Farm Groups Worried About COOL Laws

"Country of Origin Laws" Provide Loop-hole for Meat-packers

By MARY CLARE JALONICK Associated Press Writer
The Associated Press - Wednesday, September 17, 2008


Farm groups are protesting the Agriculture Department's use of a new food labeling law, saying it has loopholes that could confuse consumers about where their meat comes from.

National Farmers Union President Tom Buis and other farm groups said Wednesday the department has written the law - which passed with widespread support in the federal farm bill earlier this year - in a way that will allow meatpackers to avoid labeling packages of meat as an exclusively U.S. products.

The law is scheduled to take effect at the end of the month.

At issue are the new country of origin labels on fresh meats, an issue long debated by Congress.

The labels are favored by High Plains ranchers who own small operations and compete with Canadian beef. The leading opponents have been grocery stores and large meatpacking companies - many of whom mix U.S. and Mexican beef - and other businesses involved in getting products to supermarkets.

Those groups have said the tracking and the paperwork needed to comply with the law is would be too burdensome and would lead to higher prices. They agreed to a compromise that ended up in this year's farm law after days of negotiations.

The compromise laid out different types of labels, including one that would tag meat from animals that are born, raised and slaughtered in the United States as products of this country. Another label would spell out multiple countries of origin, such as "Product of U.S., Mexico and Canada."

Farm groups say the new law as written by the Agriculture Department would allow meatpackers to label all beef and pork with multiple countries of origin - even meat that was born, raised and slaughtered in the United States. That could make it easier and cheaper for the meatpackers but eliminate the competitive advantage for ranchers who raise the U.S. meat.

"USDA has created a loophole big enough to drive a truck through, violating the spirit, letter and intent of the law and deceiving consumers who have consistently shown support for buying U.S. products," Buis said. "This is about truth in labeling."
Billy Cox, a spokesman for the Agriculture Department's Agricultural Marketing Service, said the law is still under discussion.

"We do take it seriously," he said of the farm groups' complaints.

Senate Agriculture Chairman Tom Harkin, D-Iowa, said the department "seems to be taking liberty with their interpretation" of the law passed by Congress.

"That goes against the spirit of the law and the negotiated settlement between producer and packing industry representatives," Harkin said.

Sen.
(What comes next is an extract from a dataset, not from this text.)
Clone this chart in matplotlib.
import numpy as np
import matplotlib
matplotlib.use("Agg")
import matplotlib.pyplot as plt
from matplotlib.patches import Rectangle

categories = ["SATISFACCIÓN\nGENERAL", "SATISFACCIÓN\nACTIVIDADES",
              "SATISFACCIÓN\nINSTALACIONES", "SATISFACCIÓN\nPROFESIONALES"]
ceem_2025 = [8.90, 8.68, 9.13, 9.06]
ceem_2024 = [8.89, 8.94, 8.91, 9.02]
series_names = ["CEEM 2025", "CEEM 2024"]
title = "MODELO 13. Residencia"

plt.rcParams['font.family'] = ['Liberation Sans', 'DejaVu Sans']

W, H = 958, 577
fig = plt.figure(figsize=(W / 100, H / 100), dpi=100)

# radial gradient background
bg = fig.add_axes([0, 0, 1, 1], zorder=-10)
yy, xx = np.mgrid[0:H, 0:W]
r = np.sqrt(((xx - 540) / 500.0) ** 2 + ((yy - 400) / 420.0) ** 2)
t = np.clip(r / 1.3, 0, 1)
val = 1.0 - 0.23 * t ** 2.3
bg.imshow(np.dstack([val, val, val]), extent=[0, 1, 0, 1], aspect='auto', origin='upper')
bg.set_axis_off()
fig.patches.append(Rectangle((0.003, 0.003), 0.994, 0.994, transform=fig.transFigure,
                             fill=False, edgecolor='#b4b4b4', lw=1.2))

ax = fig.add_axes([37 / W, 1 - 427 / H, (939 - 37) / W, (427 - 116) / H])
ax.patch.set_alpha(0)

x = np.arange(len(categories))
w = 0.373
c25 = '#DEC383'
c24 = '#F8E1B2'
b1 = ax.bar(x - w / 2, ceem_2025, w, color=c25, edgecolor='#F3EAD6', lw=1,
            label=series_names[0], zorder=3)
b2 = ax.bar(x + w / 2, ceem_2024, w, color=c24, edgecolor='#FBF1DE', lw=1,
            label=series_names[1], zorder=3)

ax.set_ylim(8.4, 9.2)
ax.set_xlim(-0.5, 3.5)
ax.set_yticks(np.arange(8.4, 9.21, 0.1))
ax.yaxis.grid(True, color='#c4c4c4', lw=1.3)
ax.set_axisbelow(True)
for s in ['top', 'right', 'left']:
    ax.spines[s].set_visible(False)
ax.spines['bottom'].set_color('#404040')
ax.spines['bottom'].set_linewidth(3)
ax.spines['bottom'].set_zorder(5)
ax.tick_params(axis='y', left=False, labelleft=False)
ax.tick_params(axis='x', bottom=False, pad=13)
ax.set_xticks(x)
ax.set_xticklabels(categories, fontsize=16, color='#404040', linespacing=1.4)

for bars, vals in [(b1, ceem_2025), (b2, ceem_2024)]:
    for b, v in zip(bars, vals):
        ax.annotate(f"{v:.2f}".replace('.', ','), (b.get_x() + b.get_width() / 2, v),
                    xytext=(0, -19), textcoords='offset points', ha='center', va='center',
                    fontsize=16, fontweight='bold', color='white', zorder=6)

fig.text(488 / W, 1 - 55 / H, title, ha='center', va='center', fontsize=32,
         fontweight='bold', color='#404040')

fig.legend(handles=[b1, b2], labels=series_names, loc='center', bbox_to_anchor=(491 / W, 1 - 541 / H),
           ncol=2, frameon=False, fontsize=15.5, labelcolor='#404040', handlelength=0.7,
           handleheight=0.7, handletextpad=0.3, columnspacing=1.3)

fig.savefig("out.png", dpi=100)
Jon Tester, D-Mont., has written Agriculture Secretary Ed Schafer to ask him to fix the problem.

Schafer, a former North Dakota governor, also has some pressure from his home state, where the labeling law is popular.
"Surely Secretary Schafer knows farmers, ranchers, and consumers all have worked hard to secure (country of origin labeling) as a way to clearly identify food products, whether those products are from overseas sources, specifically U.S. in origin, or a blend," said North Dakota Farmers Union President Robert Carlson. "To allow meat packers to exploit this loophole means USDA is catering to the packers, rather than following the intent of Congress, consumers, farmers and ranchers."